Data shown ::
## BEGIN
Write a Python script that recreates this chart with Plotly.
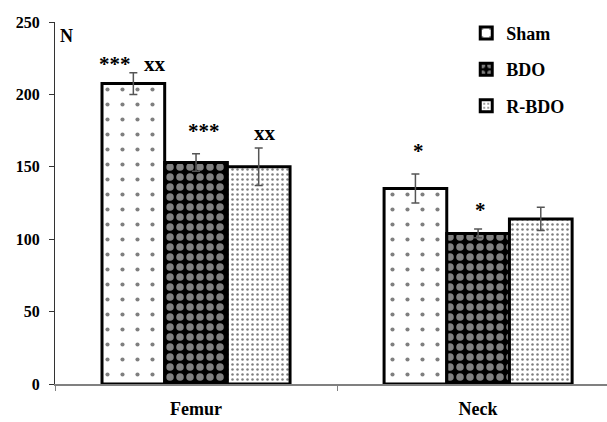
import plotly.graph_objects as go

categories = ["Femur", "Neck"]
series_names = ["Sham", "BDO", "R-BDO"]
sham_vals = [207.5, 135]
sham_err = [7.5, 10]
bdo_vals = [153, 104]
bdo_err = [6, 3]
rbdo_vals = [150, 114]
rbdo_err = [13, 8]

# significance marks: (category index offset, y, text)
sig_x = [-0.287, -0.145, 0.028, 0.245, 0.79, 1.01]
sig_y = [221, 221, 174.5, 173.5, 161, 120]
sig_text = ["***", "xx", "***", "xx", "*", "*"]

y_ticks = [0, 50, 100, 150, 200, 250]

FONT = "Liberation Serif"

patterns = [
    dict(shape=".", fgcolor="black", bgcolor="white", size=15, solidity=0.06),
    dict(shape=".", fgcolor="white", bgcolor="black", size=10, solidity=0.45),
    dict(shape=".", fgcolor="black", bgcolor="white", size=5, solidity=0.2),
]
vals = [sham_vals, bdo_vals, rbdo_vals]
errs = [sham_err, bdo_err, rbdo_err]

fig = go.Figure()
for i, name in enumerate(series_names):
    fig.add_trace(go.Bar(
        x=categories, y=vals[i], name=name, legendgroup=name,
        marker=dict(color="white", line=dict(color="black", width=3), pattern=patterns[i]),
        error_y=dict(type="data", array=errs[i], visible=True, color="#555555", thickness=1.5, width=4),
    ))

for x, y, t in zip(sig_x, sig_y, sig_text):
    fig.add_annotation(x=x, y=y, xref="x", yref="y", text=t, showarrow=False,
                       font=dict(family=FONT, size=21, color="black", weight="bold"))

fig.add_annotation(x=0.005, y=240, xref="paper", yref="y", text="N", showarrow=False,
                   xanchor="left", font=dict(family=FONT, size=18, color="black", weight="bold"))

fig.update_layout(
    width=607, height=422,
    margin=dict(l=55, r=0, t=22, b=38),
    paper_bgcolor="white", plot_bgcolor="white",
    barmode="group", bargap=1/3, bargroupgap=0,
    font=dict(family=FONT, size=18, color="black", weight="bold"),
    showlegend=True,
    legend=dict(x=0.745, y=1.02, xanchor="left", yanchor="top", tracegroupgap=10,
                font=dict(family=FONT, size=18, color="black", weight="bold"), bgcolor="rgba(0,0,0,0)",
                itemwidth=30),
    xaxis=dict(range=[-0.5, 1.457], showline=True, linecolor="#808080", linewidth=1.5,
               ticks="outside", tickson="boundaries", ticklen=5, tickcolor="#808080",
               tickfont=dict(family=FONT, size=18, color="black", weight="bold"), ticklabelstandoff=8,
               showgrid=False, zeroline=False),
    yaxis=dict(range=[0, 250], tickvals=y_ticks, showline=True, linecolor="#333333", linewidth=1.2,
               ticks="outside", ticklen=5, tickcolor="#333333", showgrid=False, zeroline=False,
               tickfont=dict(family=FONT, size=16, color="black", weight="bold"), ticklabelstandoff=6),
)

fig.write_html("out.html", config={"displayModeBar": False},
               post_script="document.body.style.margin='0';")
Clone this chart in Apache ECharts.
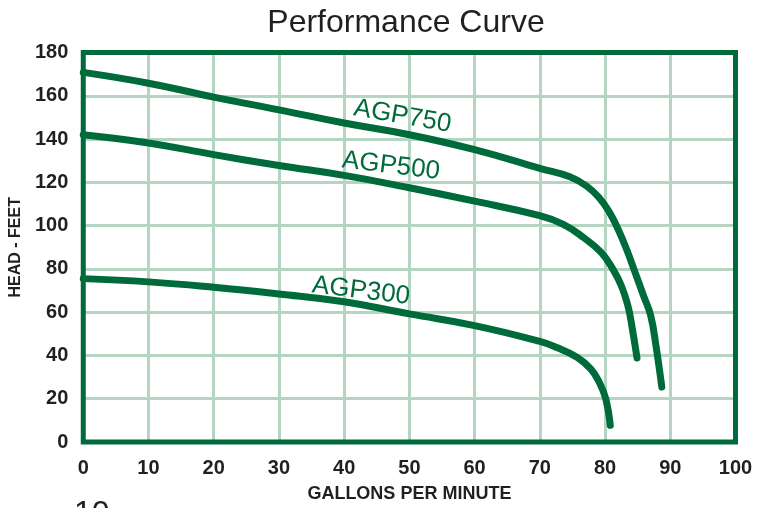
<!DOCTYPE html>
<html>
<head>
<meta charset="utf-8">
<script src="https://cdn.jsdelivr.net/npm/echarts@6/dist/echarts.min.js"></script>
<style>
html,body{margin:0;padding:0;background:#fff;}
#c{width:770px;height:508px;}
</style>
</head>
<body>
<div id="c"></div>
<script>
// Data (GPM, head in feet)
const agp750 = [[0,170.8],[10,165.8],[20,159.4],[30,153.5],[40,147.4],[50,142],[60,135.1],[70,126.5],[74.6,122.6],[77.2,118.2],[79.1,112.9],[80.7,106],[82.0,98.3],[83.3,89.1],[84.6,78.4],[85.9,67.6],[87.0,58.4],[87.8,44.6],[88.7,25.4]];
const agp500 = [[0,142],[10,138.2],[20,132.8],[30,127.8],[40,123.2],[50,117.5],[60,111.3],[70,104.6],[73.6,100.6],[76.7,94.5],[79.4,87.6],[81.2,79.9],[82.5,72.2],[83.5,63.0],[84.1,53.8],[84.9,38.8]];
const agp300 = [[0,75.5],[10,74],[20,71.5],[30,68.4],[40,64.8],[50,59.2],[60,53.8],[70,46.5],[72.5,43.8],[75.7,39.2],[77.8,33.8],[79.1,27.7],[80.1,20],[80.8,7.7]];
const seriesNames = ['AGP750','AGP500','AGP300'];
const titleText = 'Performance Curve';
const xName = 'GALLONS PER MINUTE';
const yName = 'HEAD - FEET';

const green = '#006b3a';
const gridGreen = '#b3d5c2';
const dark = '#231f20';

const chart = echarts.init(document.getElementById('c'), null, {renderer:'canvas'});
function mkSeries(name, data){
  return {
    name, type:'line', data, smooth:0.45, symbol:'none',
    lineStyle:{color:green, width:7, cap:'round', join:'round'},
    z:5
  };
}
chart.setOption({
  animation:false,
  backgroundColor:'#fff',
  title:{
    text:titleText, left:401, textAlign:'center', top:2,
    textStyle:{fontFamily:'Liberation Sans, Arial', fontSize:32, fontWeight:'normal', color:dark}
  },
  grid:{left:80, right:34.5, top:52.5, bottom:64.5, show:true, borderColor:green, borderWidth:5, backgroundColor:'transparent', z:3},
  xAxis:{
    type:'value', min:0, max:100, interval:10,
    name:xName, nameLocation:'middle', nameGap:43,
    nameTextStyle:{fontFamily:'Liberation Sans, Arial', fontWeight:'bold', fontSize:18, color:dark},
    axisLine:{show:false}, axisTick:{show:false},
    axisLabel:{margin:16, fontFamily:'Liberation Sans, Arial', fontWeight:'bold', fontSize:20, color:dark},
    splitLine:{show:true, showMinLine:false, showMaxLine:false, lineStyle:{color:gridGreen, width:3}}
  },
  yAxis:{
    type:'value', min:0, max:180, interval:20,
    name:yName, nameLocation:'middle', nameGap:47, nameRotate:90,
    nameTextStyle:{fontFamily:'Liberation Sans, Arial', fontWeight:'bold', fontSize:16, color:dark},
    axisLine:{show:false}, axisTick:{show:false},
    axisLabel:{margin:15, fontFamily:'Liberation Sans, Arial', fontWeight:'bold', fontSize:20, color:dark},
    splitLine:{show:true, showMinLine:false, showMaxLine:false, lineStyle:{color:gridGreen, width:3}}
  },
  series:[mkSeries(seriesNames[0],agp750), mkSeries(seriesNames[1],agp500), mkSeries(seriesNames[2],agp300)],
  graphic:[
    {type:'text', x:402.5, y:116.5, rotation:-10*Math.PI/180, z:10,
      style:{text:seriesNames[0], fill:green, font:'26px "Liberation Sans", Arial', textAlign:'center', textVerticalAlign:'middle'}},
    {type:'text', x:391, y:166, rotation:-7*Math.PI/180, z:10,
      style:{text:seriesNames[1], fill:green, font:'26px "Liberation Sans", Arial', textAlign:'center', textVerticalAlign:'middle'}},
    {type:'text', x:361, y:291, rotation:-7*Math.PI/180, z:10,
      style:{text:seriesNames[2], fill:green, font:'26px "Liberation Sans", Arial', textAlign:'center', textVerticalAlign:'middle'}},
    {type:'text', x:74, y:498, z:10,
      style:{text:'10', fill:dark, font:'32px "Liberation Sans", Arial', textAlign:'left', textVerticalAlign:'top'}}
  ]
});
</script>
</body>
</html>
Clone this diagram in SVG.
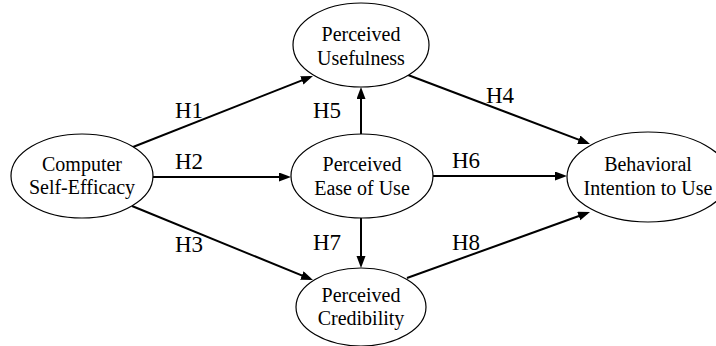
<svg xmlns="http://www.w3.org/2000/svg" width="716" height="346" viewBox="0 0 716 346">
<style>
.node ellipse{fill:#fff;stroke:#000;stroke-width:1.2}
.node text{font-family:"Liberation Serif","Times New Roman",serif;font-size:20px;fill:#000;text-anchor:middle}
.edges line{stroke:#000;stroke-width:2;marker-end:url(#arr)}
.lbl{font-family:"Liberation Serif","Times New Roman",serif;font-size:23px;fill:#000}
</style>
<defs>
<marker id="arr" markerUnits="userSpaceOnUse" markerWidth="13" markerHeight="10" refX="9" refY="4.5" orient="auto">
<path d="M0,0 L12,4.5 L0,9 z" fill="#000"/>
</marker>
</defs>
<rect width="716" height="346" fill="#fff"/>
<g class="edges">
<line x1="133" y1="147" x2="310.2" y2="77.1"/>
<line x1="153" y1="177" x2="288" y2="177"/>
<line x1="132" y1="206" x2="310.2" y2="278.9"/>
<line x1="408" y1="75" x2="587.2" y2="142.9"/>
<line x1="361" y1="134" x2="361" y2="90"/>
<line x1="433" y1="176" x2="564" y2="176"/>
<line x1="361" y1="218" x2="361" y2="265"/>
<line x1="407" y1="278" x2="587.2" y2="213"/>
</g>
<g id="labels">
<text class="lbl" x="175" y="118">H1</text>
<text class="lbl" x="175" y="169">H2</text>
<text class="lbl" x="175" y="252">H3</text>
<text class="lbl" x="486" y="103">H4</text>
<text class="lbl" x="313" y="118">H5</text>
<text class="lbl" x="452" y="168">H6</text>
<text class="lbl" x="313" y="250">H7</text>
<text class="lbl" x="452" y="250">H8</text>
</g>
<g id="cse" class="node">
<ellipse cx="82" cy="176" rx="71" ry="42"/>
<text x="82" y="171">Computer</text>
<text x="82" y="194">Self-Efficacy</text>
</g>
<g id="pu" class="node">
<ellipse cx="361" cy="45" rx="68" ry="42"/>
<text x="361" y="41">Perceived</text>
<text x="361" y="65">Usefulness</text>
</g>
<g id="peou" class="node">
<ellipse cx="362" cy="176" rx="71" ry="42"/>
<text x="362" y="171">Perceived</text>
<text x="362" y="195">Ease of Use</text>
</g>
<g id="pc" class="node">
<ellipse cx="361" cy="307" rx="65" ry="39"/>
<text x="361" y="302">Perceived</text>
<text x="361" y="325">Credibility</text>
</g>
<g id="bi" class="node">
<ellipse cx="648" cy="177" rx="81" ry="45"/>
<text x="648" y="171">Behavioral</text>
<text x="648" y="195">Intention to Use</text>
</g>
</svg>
## END
Task goal ::
Leave out the pictures and repeat the lines from the start of the material through the line with "errs = [sham_err, bdo_err, rbdo_err]", inclusive.

Answer in full ::
Write a Python script that recreates this chart with Plotly.
import plotly.graph_objects as go

categories = ["Femur", "Neck"]
series_names = ["Sham", "BDO", "R-BDO"]
sham_vals = [207.5, 135]
sham_err = [7.5, 10]
bdo_vals = [153, 104]
bdo_err = [6, 3]
rbdo_vals = [150, 114]
rbdo_err = [13, 8]

# significance marks: (category index offset, y, text)
sig_x = [-0.287, -0.145, 0.028, 0.245, 0.79, 1.01]
sig_y = [221, 221, 174.5, 173.5, 161, 120]
sig_text = ["***", "xx", "***", "xx", "*", "*"]

y_ticks = [0, 50, 100, 150, 200, 250]

FONT = "Liberation Serif"

patterns = [
    dict(shape=".", fgcolor="black", bgcolor="white", size=15, solidity=0.06),
    dict(shape=".", fgcolor="white", bgcolor="black", size=10, solidity=0.45),
    dict(shape=".", fgcolor="black", bgcolor="white", size=5, solidity=0.2),
]
vals = [sham_vals, bdo_vals, rbdo_vals]
errs = [sham_err, bdo_err, rbdo_err]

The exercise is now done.